Terminons cet entretien, cher James Sacré, par une question sur le dernier recueil de cet ensemble, Une petite fille silencieuse : cette petite fille est à l'hôpital et va s'en aller. Au long de cet ensemble, vous y associez la succession des saisons, de la nature, de la beauté des paysages par des poèmes sublimes. Une certaine manière de sérénité. Est-ce un contrepoint supportable à la mort, ou la métaphore traduisant la perception d'une éternité ?
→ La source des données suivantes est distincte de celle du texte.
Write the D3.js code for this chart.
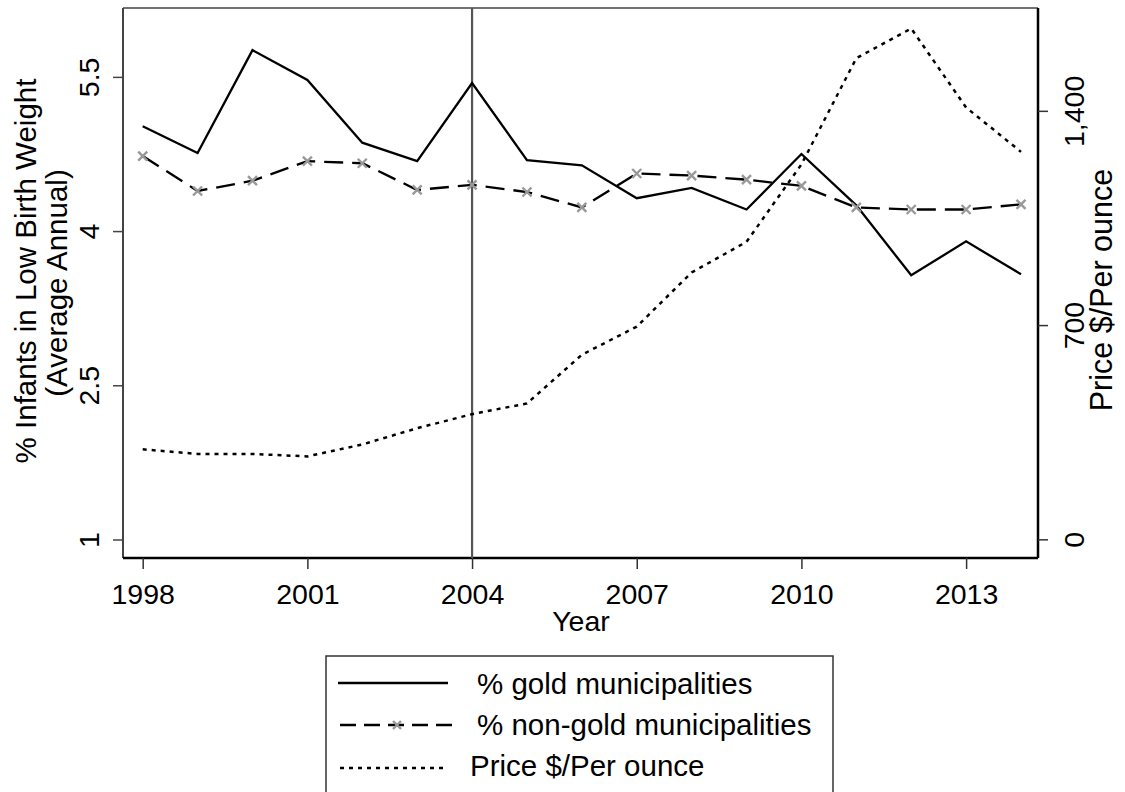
<!DOCTYPE html>
<html>
<head>
<meta charset="utf-8">
<script src="https://cdn.jsdelivr.net/npm/d3@7/dist/d3.min.js"></script>
<style>
  html, body { margin: 0; padding: 0; background: #fff; }
  svg { display: block; font-family: "Liberation Sans", Arial, sans-serif; }
</style>
</head>
<body>
<svg id="chart" width="1125" height="792"></svg>
<script>
// Years on the x axis
const years = [1998, 1999, 2000, 2001, 2002, 2003, 2004, 2005, 2006, 2007, 2008, 2009, 2010, 2011, 2012, 2013, 2014];

// % infants with low birth weight, gold-mining municipalities
const goldPct = [5.02, 4.76, 5.76, 5.47, 4.86, 4.68, 5.44, 4.69, 4.64, 4.32, 4.42, 4.21, 4.75, 4.25, 3.57, 3.90, 3.58];

// % infants with low birth weight, non-gold municipalities
const nonGoldPct = [4.73, 4.39, 4.49, 4.68, 4.66, 4.40, 4.45, 4.38, 4.23, 4.56, 4.54, 4.50, 4.44, 4.23, 4.21, 4.21, 4.26];

// Gold price, $ per ounce (annual average)
const goldPrice = [294, 279, 279, 271, 310, 363, 409, 444, 603, 695, 872, 972, 1225, 1572, 1669, 1411, 1266];

// Axis ticks
const xTicks = [1998, 2001, 2004, 2007, 2010, 2013];
const yLeftTicks = [1, 2.5, 4, 5.5];
const yRightTicks = [0, 700, 1400];
const markerYear = 2004;

const legendLabels = ["% gold municipalities", "% non-gold municipalities", "Price $/Per ounce"];

const svg = d3.select("#chart");

const plot = { left: 123, right: 1038, top: 8, bottom: 558 };

const x = d3.scaleLinear().domain([1998, 2014]).range([142.7, 1021]);
const yL = d3.scaleLinear().domain([0.82, 6.17]).range([plot.bottom, plot.top]);
const yR = d3.scaleLinear().domain([-61, 1736]).range([plot.bottom, plot.top]);

const fmtLeft = d => (d % 1 === 0 ? d3.format("d")(d) : d3.format(".1f")(d));
const fmtRight = d3.format(",");

// Plot frame: lighter top/left, heavier bottom/right
svg.append("line").attr("x1", plot.left).attr("x2", plot.right).attr("y1", plot.top).attr("y2", plot.top)
  .attr("stroke", "#444").attr("stroke-width", 1.5);

// Left axis
const leftAxis = svg.append("g").attr("transform", `translate(${plot.left},0)`)
  .call(d3.axisLeft(yL).tickValues(yLeftTicks).tickSize(10).tickFormat(fmtLeft));
leftAxis.select(".domain").attr("stroke", "#444").attr("stroke-width", 2)
  .attr("d", `M0,${plot.top}V${plot.bottom}`);
leftAxis.selectAll(".tick line").attr("stroke", "#444").attr("stroke-width", 1.5);
leftAxis.selectAll(".tick text")
  .attr("x", 0).attr("y", 0).attr("dy", 0)
  .attr("transform", "translate(-24,0) rotate(-90)")
  .attr("text-anchor", "middle")
  .attr("font-size", 28.5).attr("fill", "#000")
  .attr("font-family", "Liberation Sans, Arial, sans-serif");

// Right axis
const rightAxis = svg.append("g").attr("transform", `translate(${plot.right},0)`)
  .call(d3.axisRight(yR).tickValues(yRightTicks).tickSize(10).tickFormat(fmtRight));
rightAxis.select(".domain").attr("stroke", "#000").attr("stroke-width", 2.5)
  .attr("d", `M0,${plot.top}V${plot.bottom}`);
rightAxis.selectAll(".tick line").attr("stroke", "#333").attr("stroke-width", 1.5);
rightAxis.selectAll(".tick text")
  .attr("x", 0).attr("y", 0).attr("dy", 0)
  .attr("transform", "translate(46,0) rotate(-90)")
  .attr("text-anchor", "middle")
  .attr("font-size", 28.5).attr("fill", "#000")
  .attr("font-family", "Liberation Sans, Arial, sans-serif");

// Bottom axis
const bottomAxis = svg.append("g").attr("transform", `translate(0,${plot.bottom})`)
  .call(d3.axisBottom(x).tickValues(xTicks).tickSize(11).tickFormat(d3.format("d")));
bottomAxis.select(".domain").attr("stroke", "#000").attr("stroke-width", 2.5)
  .attr("d", `M${plot.left},0H${plot.right}`);
bottomAxis.selectAll(".tick line").attr("stroke", "#333").attr("stroke-width", 1.5);
bottomAxis.selectAll(".tick text")
  .attr("y", 46).attr("dy", 0)
  .attr("font-size", 28.5).attr("fill", "#000")
  .attr("font-family", "Liberation Sans, Arial, sans-serif");

// Axis titles
svg.append("text").attr("transform", "translate(36,271) rotate(-90)")
  .attr("text-anchor", "middle").attr("font-size", 29.5).text("% Infants in Low Birth Weight");
svg.append("text").attr("transform", "translate(67,283) rotate(-90)")
  .attr("text-anchor", "middle").attr("font-size", 29.5).text("(Average Annual)");
svg.append("text").attr("transform", "translate(1112,290) rotate(-90)")
  .attr("text-anchor", "middle").attr("font-size", 30.5).text("Price $/Per ounce");
svg.append("text").attr("x", 581).attr("y", 631)
  .attr("text-anchor", "middle").attr("font-size", 28.5).text("Year");

// Reference line at 2004
svg.append("line")
  .attr("x1", x(markerYear)).attr("x2", x(markerYear))
  .attr("y1", plot.top).attr("y2", plot.bottom)
  .attr("stroke", "#555").attr("stroke-width", 2.2);

// Series
const goldLine = d3.line().x((d, i) => x(years[i])).y(d => yL(d));
const priceLine = d3.line().x((d, i) => x(years[i])).y(d => yR(d));

svg.append("path").datum(goldPrice).attr("d", priceLine)
  .attr("fill", "none").attr("stroke", "#000").attr("stroke-width", 2.5)
  .attr("stroke-dasharray", "4,5");

svg.append("path").datum(nonGoldPct).attr("d", goldLine)
  .attr("fill", "none").attr("stroke", "#000").attr("stroke-width", 2.3)
  .attr("stroke-dasharray", "19,9");

svg.append("path").datum(goldPct).attr("d", goldLine)
  .attr("fill", "none").attr("stroke", "#000").attr("stroke-width", 2.3);

// X markers on non-gold series
const xMark = (g, cx, cy, r) => {
  g.append("path")
    .attr("d", `M${cx - r},${cy - r}L${cx + r},${cy + r}M${cx - r},${cy + r}L${cx + r},${cy - r}`)
    .attr("stroke", "#999").attr("stroke-width", 2.4).attr("fill", "none");
};
const markers = svg.append("g");
nonGoldPct.forEach((d, i) => xMark(markers, x(years[i]), yL(d), 4.5));

// Legend
const lg = svg.append("g");
lg.append("rect").attr("x", 326).attr("y", 656).attr("width", 507).attr("height", 150)
  .attr("fill", "#fff").attr("stroke", "#333").attr("stroke-width", 1.5);

const rowY = [683, 725, 768];
const textY = [694, 735, 776];
const textX = [477, 477, 470];

lg.append("line").attr("x1", 338).attr("x2", 448).attr("y1", rowY[0]).attr("y2", rowY[0])
  .attr("stroke", "#000").attr("stroke-width", 2.3);
lg.append("line").attr("x1", 340).attr("x2", 455).attr("y1", rowY[1]).attr("y2", rowY[1])
  .attr("stroke", "#000").attr("stroke-width", 2.3).attr("stroke-dasharray", "16,8");
xMark(lg, 397, rowY[1], 4);
lg.append("line").attr("x1", 340).attr("x2", 448).attr("y1", rowY[2]).attr("y2", rowY[2])
  .attr("stroke", "#000").attr("stroke-width", 2.3).attr("stroke-dasharray", "4,5");

legendLabels.forEach((t, i) => {
  lg.append("text").attr("x", textX[i]).attr("y", textY[i]).attr("font-size", 29.5).text(t);
});
</script>
</body>
</html>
Il est bien difficile de répondre à cette dernière question. La petite fille s’en allait, était partie : le paysage qu’elle avait connu, les quelques fleurs, le temps des saisons étaient toujours là (et mes souvenirs de beaucoup de moments passés avec elle). Comment tenir ensemble le vivant et ce qui avait fraîchement  creusé à nouveau le sans fond du  mot « mort » ? La petite fille me donnait des mots et même me donnait peut-être aussi le plaisir qui me venait à les écrire (et qui rendait encore plus scandaleux  ces poèmes que je pensais écrire pour elle, alors que c’était sans doute d’abord pour moi que je les écrivais). Oui,  le paysage ou les souvenirs ont peut-être alors brillé plus fort, non pas pour faire signe à de l’éternité, mais pour que ces mots donnés (venu d’un visage et de gestes qui furent si vivants) soient un peu d’elle dans ce temps qu’elle ignorerait. Dans un peu plus de temps ; et pas dans l’éternité bien évidemment. Un poème malgré l’intensité de vie qu’on peut ressentir à l’écrire, on sait bien qu’il va mourir, même si parfois dans des siècles. Et c’est peut-être dans ce savoir (sans même y penser) que je me rapprochais de la petite fille.

Les verdures et les fleurs n’étaient pas un contrepoint à la mort… elles disaient plutôt, tout en continuant d’affirmer du vivant, de façon  plus désespérante encore, cette mort « qui donne la main », qui se dit peut-être dans chaque mot qu’on écrit lorsque ce mot se heurte à la vaine girouette « présence/absence » dès qu’il croit toucher à quelque chose du monde.